Los laboristas, esto es los socialdemócratas, que han presentado en el contexto británico versiones “duras” de socialdemocracia clásica, y “blandas”, como la de la Tercera Vía, resultaron favorecidos en los comicios locales, y se presume que estarían camino de una victoria contundente en las próximas elecciones generales, que deben tener lugar antes del final del próximo mes de enero.
Sin quitarle mérito a los avances del laborismo, que vive una época de renacimiento luego de la experiencia radical de Jeremy Corbyn, no sobra advertir que, en una tradición histórica bipartidista, como la del Reino Unido, cuando un partido baja el otro por lo general automáticamente sube dentro de las preferencias ciudadanas. De manera que está por verse si el resultado de ahora simplemente refleja un descontento con los conservadores, y hasta qué punto representa un entusiasmo enorme por los laboristas, que lógicamente son “el gobierno en espera”, con su gabinete en la sombra y listo para tomar el relevo, como sucede en las democracias refinadas.
En todo caso, y en contravía del temido avance de la derecha radical, que mantiene en ascuas a tanta gente en países como Francia, España, Portugal, Italia, Alemania, Argentina y por supuesto los Estados Unidos, la tendencia de la voluntad política de los británicos hace pensar que muy seguramente los laboristas ganarán las próximas elecciones generales.
En esos términos, en manos de Sir Keir Starmer, actual jefe laborista, queda una prueba muy importante para la supervivencia de la socialdemocracia europea, tan vilipendiada por los campeones de la causa del capitalismo salvaje. De manera que en el debate que se avecina veremos los niveles de refinamiento del discurso socialdemócrata, que tiene que presentar, no solo ante los electores británicos, sino ante el resto del mundo, cuáles son las propuestas de esa tendencia política para los escenarios presente y futuro.

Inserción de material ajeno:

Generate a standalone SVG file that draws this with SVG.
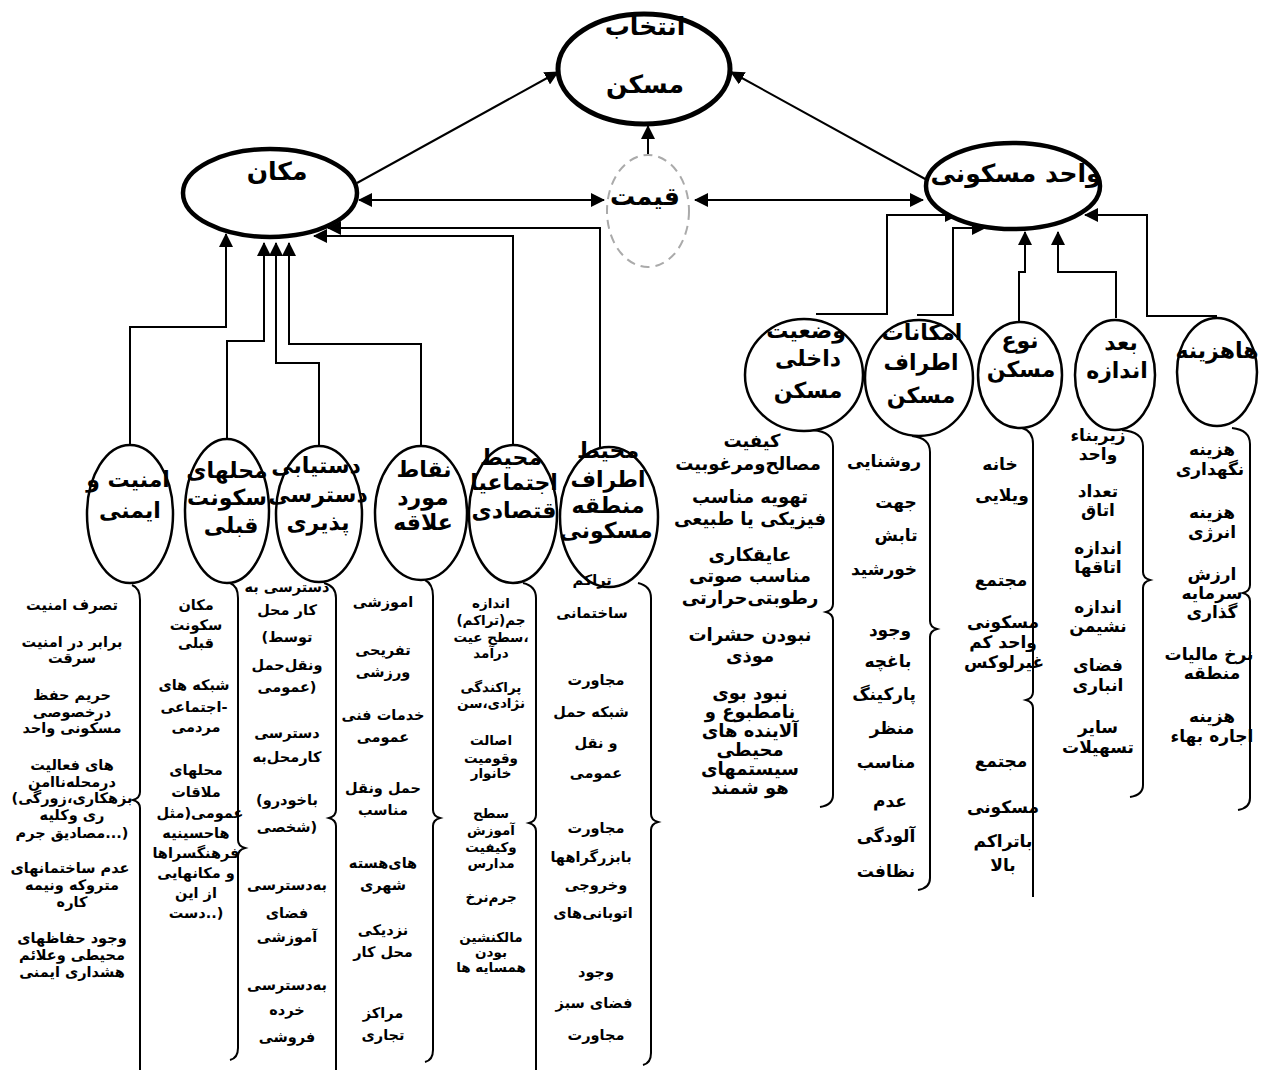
<svg xmlns="http://www.w3.org/2000/svg" width="1261" height="1070" viewBox="0 0 1261 1070">
<defs>
<marker id="ah" viewBox="0 0 14 14" refX="13" refY="7" markerWidth="14" markerHeight="14" markerUnits="userSpaceOnUse" orient="auto-start-reverse"><path d="M0,0 L14,7 L0,14 z" fill="#000"/></marker>
</defs>
<style>
.bg{fill:#fff}
.nf{fill:#fff;stroke:none}
.ns{fill:none;stroke:#000;stroke-width:2.5}
.bs{fill:none;stroke:#000;stroke-width:4.5}
.lb{font-family:"DejaVu Sans",sans-serif;font-weight:bold;font-size:22px;text-anchor:middle;fill:#000}
.lg{font-family:"DejaVu Sans",sans-serif;font-weight:bold;font-size:25px;text-anchor:middle;fill:#000}
.t{font-family:"DejaVu Sans",sans-serif;font-weight:bold;font-size:14.5px;text-anchor:middle;fill:#000}
.t13{font-size:13.5px}
.t17{font-size:17px}
.t18{font-size:18px}
.c{fill:none;stroke:#000;stroke-width:2}
.ar{marker-end:url(#ah)}
.ar2{marker-start:url(#ah);marker-end:url(#ah)}
.br{fill:none;stroke:#000;stroke-width:2}
</style>
<rect class="bg" width="1261" height="1070"/>

<g id="connectors">
<path class="c ar" d="M357,183 L558,72"/>
<path class="c ar" d="M927,180 L731,72"/>
<path class="c ar" d="M648,155 L648,126"/>
<path class="c ar2" d="M359,200 L604,200"/>
<path class="c ar2" d="M695,200 L923,200"/>
<path class="c ar" d="M130,445 V327 H226 V234"/>
<path class="c ar" d="M227,439 V341 H264 V243"/>
<path class="c ar" d="M319,446 V363 H276 V243"/>
<path class="c ar" d="M421,446 V344 H289 V243"/>
<path class="c ar" d="M513,445 V236 H314"/>
<path class="c ar" d="M600,447 V228 H328"/>
<path class="c ar" d="M816,314 H887 V215 H958"/>
<path class="c ar" d="M917,315 H953 V228 H985"/>
<path class="c ar" d="M1019,322 V272 H1025 V232"/>
<path class="c ar" d="M1116,318 V272 H1058 V232"/>
<path class="c ar" d="M1217,316 H1147 V215 H1085"/>
</g>

<g id="braces">
<path class="br" d="M132,585 Q140,588 140,600 V792 Q140,798 133,800 Q140,802 140,808 V1075"/>
<path class="br" d="M230,583 Q238,586 238,598 V840 Q238,846 245,848 Q238,850 238,856 V1048 Q238,1058 230,1060"/>
<path class="br" d="M324,583 Q336,586 336,598 V810 Q336,816 329,818 Q336,820 336,826 V1075"/>
<path class="br" d="M425,580 Q433,584 433,596 V810 Q433,816 440,818 Q433,820 433,826 V1050 Q433,1060 425,1062"/>
<path class="br" d="M523,583 Q536,586 536,598 V815 Q536,821 529,823 Q536,825 536,831 V1075"/>
<path class="br" d="M638,583 Q651,586 651,598 V814 Q651,820 658,822 Q651,824 651,830 V1053 Q651,1063 643,1065"/>
<path class="br" d="M813,430 Q833,432 833,446 V604 Q833,610 826,612 Q833,614 833,620 V795 Q833,805 820,807"/>
<path class="br" d="M912,436 Q930,438 930,452 V621 Q930,627 937,629 Q930,631 930,637 V878 Q930,888 918,890"/>
<path class="br" d="M1022,428 Q1033,431 1033,444 V692 Q1033,698 1026,700 Q1033,702 1033,708 V897"/>
<path class="br" d="M1122,430 Q1143,432 1143,446 V572 Q1143,578 1150,580 Q1143,582 1143,588 V785 Q1143,795 1130,797"/>
<path class="br" d="M1232,428 Q1250,430 1250,444 V585 Q1250,591 1243,593 Q1250,595 1250,601 V798 Q1250,808 1238,810"/>
</g>

<g id="n-top">
<ellipse class="nf" cx="644" cy="69" rx="86" ry="55"/>
<text class="lg" x="645" y="35">انتخاب</text>
<text class="lg" x="645" y="93">مسکن</text>
<ellipse class="bs" cx="644" cy="69" rx="86" ry="55" style="stroke-width:5"/>
</g>
<g id="n-makan">
<ellipse class="nf" cx="270" cy="193" rx="87" ry="44"/>
<text class="lg" x="277" y="180">مکان</text>
<ellipse class="bs" cx="270" cy="193" rx="87" ry="44"/>
</g>
<g id="n-gheymat">
<ellipse cx="648" cy="211" rx="41" ry="56" fill="#fff" stroke="#aaa" stroke-width="2" stroke-dasharray="9 6"/>
<text class="lg" x="645" y="205">قیمت</text>
</g>
<g id="n-vahed">
<ellipse class="nf" cx="1013" cy="186" rx="87" ry="43"/>
<text class="lg" x="1016" y="182">واحد مسکونی</text>
<ellipse class="bs" cx="1013" cy="186" rx="87" ry="43"/>
</g>

<g id="n-amniyat">
<ellipse class="nf" cx="130" cy="514" rx="43" ry="69"/>
<text class="lb" x="128" y="487">امنیت و</text>
<text class="lb" x="130" y="518">ایمنی</text>
<ellipse class="ns" cx="130" cy="514" rx="43" ry="69"/>
</g>
<g id="n-mahalle">
<ellipse class="nf" cx="227" cy="511" rx="42" ry="72"/>
<text class="lb" x="227" y="478">محلهای</text>
<text class="lb" x="227" y="505">سکونت</text>
<text class="lb" x="231" y="533">قبلی</text>
<ellipse class="ns" cx="227" cy="511" rx="42" ry="72"/>
</g>
<g id="n-dastyabi">
<ellipse class="nf" cx="319" cy="514" rx="43" ry="68"/>
<text class="lb" x="316" y="473">دستیابی</text>
<text class="lb" x="318" y="502">دسترسی</text>
<text class="lb" x="318" y="530">پذیری</text>
<ellipse class="ns" cx="319" cy="514" rx="43" ry="68"/>
</g>
<g id="n-noghat">
<ellipse class="nf" cx="421" cy="513" rx="46" ry="67"/>
<text class="lb" x="424" y="477">نقاط</text>
<text class="lb" x="423" y="505">مورد</text>
<text class="lb" x="423" y="530">علاقه</text>
<ellipse class="ns" cx="421" cy="513" rx="46" ry="67"/>
</g>
<g id="n-ejtemai">
<ellipse class="nf" cx="513" cy="514" rx="44" ry="69"/>
<text class="lb" x="511" y="465">محیط</text>
<text class="lb" x="514" y="490">اجتماعیا</text>
<text class="lb" x="514" y="518">قتصادی</text>
<ellipse class="ns" cx="513" cy="514" rx="44" ry="69"/>
</g>
<g id="n-atraf">
<ellipse class="nf" cx="609" cy="517" rx="49" ry="70"/>
<text class="lb" x="608" y="458">محیط</text>
<text class="lb" x="608" y="487">اطراف</text>
<text class="lb" x="608" y="513">منطقه</text>
<text class="lb" x="606" y="538">مسکونی</text>
<ellipse class="ns" cx="609" cy="517" rx="49" ry="70"/>
</g>

<g id="n-vaziat">
<ellipse class="nf" cx="804" cy="375" rx="59" ry="56"/>
<text class="lb" x="806" y="338">وضعیت</text>
<text class="lb" x="808" y="366">داخلی</text>
<text class="lb" x="808" y="398">مسکن</text>
<ellipse class="ns" cx="804" cy="375" rx="59" ry="56"/>
</g>
<g id="n-emkanat">
<ellipse class="nf" cx="919" cy="378" rx="54" ry="58"/>
<text class="lb" x="922" y="340">امکانات</text>
<text class="lb" x="921" y="370">اطراف</text>
<text class="lb" x="921" y="403">مسکن</text>
<ellipse class="ns" cx="919" cy="378" rx="54" ry="58"/>
</g>
<g id="n-noe">
<ellipse class="nf" cx="1020" cy="375" rx="42" ry="53"/>
<text class="lb" x="1020" y="348">نوع</text>
<text class="lb" x="1021" y="377">مسکن</text>
<ellipse class="ns" cx="1020" cy="375" rx="42" ry="53"/>
</g>
<g id="n-bod">
<ellipse class="nf" cx="1115" cy="375" rx="40" ry="55"/>
<text class="lb" x="1121" y="350">بعد</text>
<text class="lb" x="1117" y="378">اندازه</text>
<ellipse class="ns" cx="1115" cy="375" rx="40" ry="55"/>
</g>
<g id="n-hazine">
<ellipse class="nf" cx="1217" cy="372" rx="40" ry="54"/>
<text class="lb" x="1217" y="358">هاهزینه</text>
<ellipse class="ns" cx="1217" cy="372" rx="40" ry="54"/>
</g>

<g id="col-amniyat" class="t">
<text x="72" y="610">تصرف امنیت</text>
<text x="72" y="647">برابر در امنیت</text>
<text x="72" y="663">سرقت</text>
<text x="72" y="700">حریم حفظ</text>
<text x="72" y="717">درخصوصی</text>
<text x="72" y="733">مسکونی واحد</text>
<text x="72" y="770">های فعالیت</text>
<text x="72" y="787">درمحله‌ناامن</text>
<text x="72" y="803">(بزهکاری،زورگی</text>
<text x="72" y="820">ری وکلیه</text>
<text x="72" y="838">مصادیق جرم...)</text>
<text x="70" y="873">عدم ساختمانهای</text>
<text x="72" y="890">متروکه ونیمه</text>
<text x="72" y="907">کاره</text>
<text x="72" y="943">وجود حفاظهای</text>
<text x="72" y="960">محیطی وعلائم</text>
<text x="72" y="977">هشداری ایمنی</text>
</g>
<g id="col-mahalle" class="t">
<text x="196" y="610">مکان</text>
<text x="196" y="630">سکونت</text>
<text x="196" y="648">قبلی</text>
<text x="194" y="690">شبکه های</text>
<text x="194" y="712">اجتماعی-</text>
<text x="196" y="732">مردمی</text>
<text x="196" y="775">محلهای</text>
<text x="196" y="797">ملاقات</text>
<text x="200" y="818">عمومی(مثل</text>
<text x="196" y="838">هاحسینیه</text>
<text x="196" y="858">فرهنگسراها</text>
<text x="196" y="878">و مکانهایی</text>
<text x="196" y="898">از این</text>
<text x="196" y="918">دست..)</text>
</g>
<g id="col-dastyabi" class="t">
<text x="287" y="592">دسترسی به</text>
<text x="287" y="615">کار محل</text>
<text x="287" y="642">(توسط</text>
<text x="287" y="670">ونقل‌حمل</text>
<text x="287" y="692">عمومی)</text>
<text x="287" y="738">دسترسی</text>
<text x="287" y="762">کارمحل‌به</text>
<text x="287" y="805">(باخودرو</text>
<text x="287" y="832">شخصی)</text>
<text x="287" y="890">به‌دسترسی</text>
<text x="287" y="918">فضای</text>
<text x="287" y="942">آموزشی</text>
<text x="287" y="990">به‌دسترسی</text>
<text x="287" y="1015">خرده</text>
<text x="287" y="1042">فروشی</text>
</g>
<g id="col-noghat" class="t">
<text x="383" y="607">اموزشی</text>
<text x="383" y="655">تفریحی</text>
<text x="383" y="677">ورزشی</text>
<text x="383" y="720">خدمات فنی</text>
<text x="383" y="742">عمومی</text>
<text x="383" y="793">حمل ونقل</text>
<text x="383" y="815">مناسب</text>
<text x="383" y="868">های‌هسته</text>
<text x="383" y="890">شهری</text>
<text x="383" y="935">نزدیکی</text>
<text x="383" y="957">محل کار</text>
<text x="383" y="1018">مراکز</text>
<text x="383" y="1040">تجاری</text>
</g>
<g id="col-ejtemai" class="t t13">
<text x="491" y="608">اندازه</text>
<text x="491" y="625">(تراکم)جم</text>
<text x="491" y="642">سطح عیت،</text>
<text x="491" y="658">درآمد</text>
<text x="491" y="692">پراکندگی</text>
<text x="491" y="708">نژادی،سن</text>
<text x="491" y="745">اصالت</text>
<text x="491" y="763">وقومیت</text>
<text x="491" y="778">خانوار</text>
<text x="491" y="818">سطح</text>
<text x="491" y="835">آموزش</text>
<text x="491" y="852">وکیفیت</text>
<text x="491" y="868">مدارس</text>
<text x="491" y="902">جرم‌نرخ</text>
<text x="491" y="942">مالکنشین</text>
<text x="491" y="957">بودن</text>
<text x="491" y="972">همسایه ها</text>
</g>
<g id="col-atraf" class="t">
<text x="592" y="585">تراکم</text>
<text x="592" y="618">ساختمانی</text>
<text x="596" y="685">مجاورت</text>
<text x="591" y="717">شبکه حمل</text>
<text x="596" y="748">و نقل</text>
<text x="596" y="778">عمومی</text>
<text x="596" y="833">مجاورت</text>
<text x="591" y="862">بابزرگراهها</text>
<text x="596" y="890">وخروجی</text>
<text x="593" y="918">اتوبانی‌های</text>
<text x="596" y="977">وجود</text>
<text x="594" y="1008">فضای سبز</text>
<text x="596" y="1040">مجاورت</text>
</g>

<g id="col-vaziat" class="t t18">
<text x="752" y="447">کیفیت</text>
<text x="748" y="470">مصالح‌ومرغوبیت</text>
<text x="750" y="503">تهویه مناسب</text>
<text x="750" y="525">فیزیکی یا طبیعی</text>
<text x="750" y="561">عایقکاری</text>
<text x="750" y="582">مناسب صوتی</text>
<text x="750" y="604">رطوبتی‌حرارتی</text>
<text x="750" y="641">نبودن حشرات</text>
<text x="750" y="662">موذی</text>
<text x="750" y="699">نبود بوی</text>
<text x="750" y="718">نامطبوع و</text>
<text x="750" y="737">آلاینده های</text>
<text x="750" y="756">محیطی</text>
<text x="750" y="775">سیستمهای</text>
<text x="750" y="794">هو شمند</text>
</g>
<g id="col-emkanat" class="t t17">
<text x="884" y="467">روشنایی</text>
<text x="896" y="508">جهت</text>
<text x="896" y="541">تابش</text>
<text x="884" y="575">خورشید</text>
<text x="890" y="636">وجود</text>
<text x="888" y="667">باغچه</text>
<text x="884" y="700">پارکینگ</text>
<text x="892" y="734">منظر</text>
<text x="886" y="768">مناسب</text>
<text x="890" y="807">عدم</text>
<text x="886" y="842">آلودگی</text>
<text x="886" y="877">نظافت</text>
</g>
<g id="col-noe" class="t t17">
<text x="1000" y="470">خانه</text>
<text x="1002" y="501">ویلایی</text>
<text x="1001" y="586">مجتمع</text>
<text x="1003" y="628">مسکونی</text>
<text x="1003" y="648">واحد کم</text>
<text x="1004" y="668">غیرلوکس</text>
<text x="1001" y="767">مجتمع</text>
<text x="1003" y="813">مسکونی</text>
<text x="1003" y="847">باتراکم</text>
<text x="1003" y="871">بالا</text>
</g>
<g id="col-bod" class="t t17">
<text x="1098" y="441">زیربناء</text>
<text x="1098" y="460">واحد</text>
<text x="1098" y="497">تعداد</text>
<text x="1098" y="516">اتاق</text>
<text x="1098" y="554">اندازه</text>
<text x="1098" y="573">اتاقها</text>
<text x="1098" y="613">اندازه</text>
<text x="1098" y="632">نشیمن</text>
<text x="1098" y="671">فضای</text>
<text x="1098" y="691">انباری</text>
<text x="1098" y="733">سایر</text>
<text x="1098" y="753">تسهیلات</text>
</g>
<g id="col-hazine" class="t t17">
<text x="1212" y="455">هزینه</text>
<text x="1210" y="475">نگهداری</text>
<text x="1212" y="518">هزینه</text>
<text x="1212" y="538">انرژی</text>
<text x="1212" y="580">ارزش</text>
<text x="1212" y="599">سرمایه</text>
<text x="1212" y="618">گذاری</text>
<text x="1209" y="660">نرخ مالیات</text>
<text x="1212" y="679">منطقه</text>
<text x="1212" y="722">هزینه</text>
<text x="1212" y="742">اجاره بهاء</text>
</g>
</svg>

El debate entre laboristas y conservadores, con los verdes y los liberales demócratas en pleno avance, está todavía por darse. Habrá que seguirlo, pues en un país como la Gran Bretaña los partidos no dependen exclusivamente de la inspiración de uno u otro jefe bien o mal dotado, sino de escuelas de pensamiento que buscan interpretar los signos de los tiempos y formular propuestas para manejar problemas concretos, presentes y futuros.
Será inevitable que, en el debate que ponga sobre la mesa las diferentes propuestas con miras a las próximas elecciones generales británicas, figuren, además de los asuntos internos, algunos temas de importancia internacional: el nuevo contenido de la relación del Reino Unido con Europa, luego de la experiencia del Brexit, la forma como cada quién conciba la manera de afrontar la continuidad de la agresión rusa a Ucrania, el manejo de la crisis permanente del Medio Oriente y la manera de afrontar el fantasma del antisemitismo, las propuestas en materia de migraciones, y lo que se puede hacer, o no, ante el trascendental debate por la presidencia de los Estados Unidos.
Entretanto, Richi Sunak seguirá, por unos meses, salvo milagros muy escasos, aunque no ausentes de la vida política, viviendo la experiencia del desvanecimiento del poder que los conservadores consiguieron en 2019 y que fueron dilapidando, no solamente en forma que afecta a su partido sino al conjunto de la sociedad británica. Sociedad que, una vez más, puede sacar provecho de las circunstancias, para demostrar por qué tiene, desde hace varios siglos, auténticas credenciales democráticas.